What It’s Like Operating a Honolulu Care Home During a Pandemic

Here’s how Caring Mānoa keeps up social distancing while making sure residents maintain quality of life.

Editor’s Note: For our July issue of HONOLULU, we searched for stories from people all around O‘ahu about the moment COVID-19 became real to them. We spoke with a critical care nurse, care home operators, a mail carrier, a hotel worker who lost her job, a police captain and more back in April and May about the ways their lives at work and at home suddenly changed. Check back on honolulumagazine.com every week for a new story. Pick up the issue on newsstands in late June, subscribe or visit our online store.

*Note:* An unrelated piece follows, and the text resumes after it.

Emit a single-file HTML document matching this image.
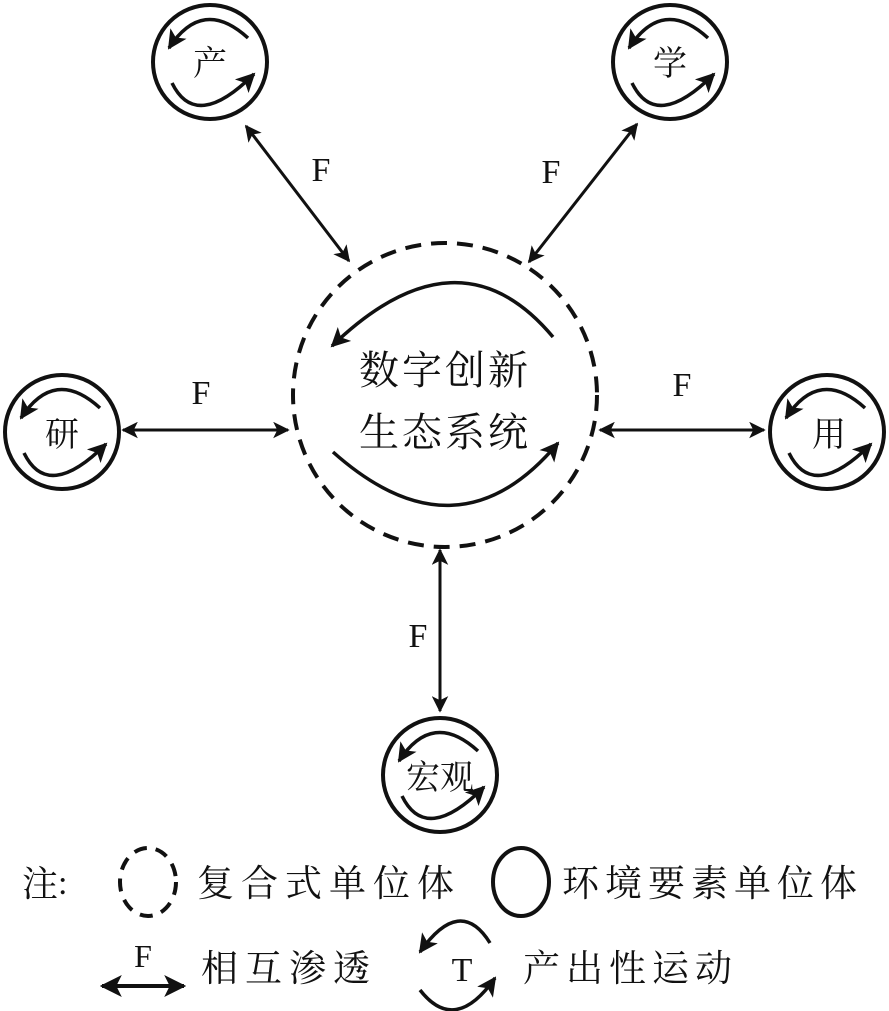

Todd Pang, 38, is president of Caring Mānoa and lives in Kaka‘ako. Here’s the full version of his story in his own words, as told to Martha Cheng.

  todd pang


When I first heard about the new coronavirus, part of me was like, “It’s just another virus in China.” I lived there through bird flu in 2006 and that was a surreal time, but relatively painless. It didn't really hit me until sometime in January—then I began to think, this is going to become a risk outside of China. I started taking actions to be a few steps ahead. And some of my residents families were upset by the things we put into place very early on, like restricting visitors. But eventually, they kind of came around.


It’s a tragedy that with social distancing, our residents and their families are missing an important part of their identities. Those daily or weekly visits, even if mundane, give a feeling of normalcy and completeness to their lives. We have 16 residents, some in their late 60s, and up until a few years ago, our oldest was 107. For some seniors, living longer isn’t even necessarily appealing to them. It’s about their relationships and a higher quality of life. Pre-Coronavirus we used to encourage group interaction among our residents and their families—with 11 big potluck parties a year where all the families join for games and activities. But we had to stop doing that. Without the grand parties and the intimate visits, then what is there left for them?


For my residents living with dementia, it’s difficult for them to understand the social distancing restrictions, but they totally get feelings of loneliness. For my residents who are more lucid and alert, using FaceTime and Zoom is novel, but not so gratifying to them. It’s like low fat ice cream or something. Not the real deal.


SEE ALSO: What It’s Like Being a Restaurant Server Who Lost Her Job During the Pandemic


With COVID looming, we have been doubling down on bridging that physical gap. We just had a Mother’s Day Zoom party with 40 people. We have amped up our outreach to the families, and my staff have been doing an excellent job stepping up. Some have even gotten creative and made TikTok dancing videos with the residents to send to the families. But nonetheless, it’s not the same without a big fat party together every now and then.


On a personal level, I've gone back and forth between thinking life is really long and really short, especially since we just had our first child in January—it's like, oh my god, she is gonna grow up in a blink of an eye. So my main concern during coronavirus isolation, aside from basic logistical issues like child care and going stir crazy, is that my baby won't get to know her grandparents, and her grandparents will have FOMO for all her changes along the way.


I don’t know what the new normal is gonna be like. Maybe we’re never gonna have the same normal. Like remember when you could walk to the airport gate? Will it be like, remember the time that seniors used to attend parties? What are we going to do if we can’t do that anymore?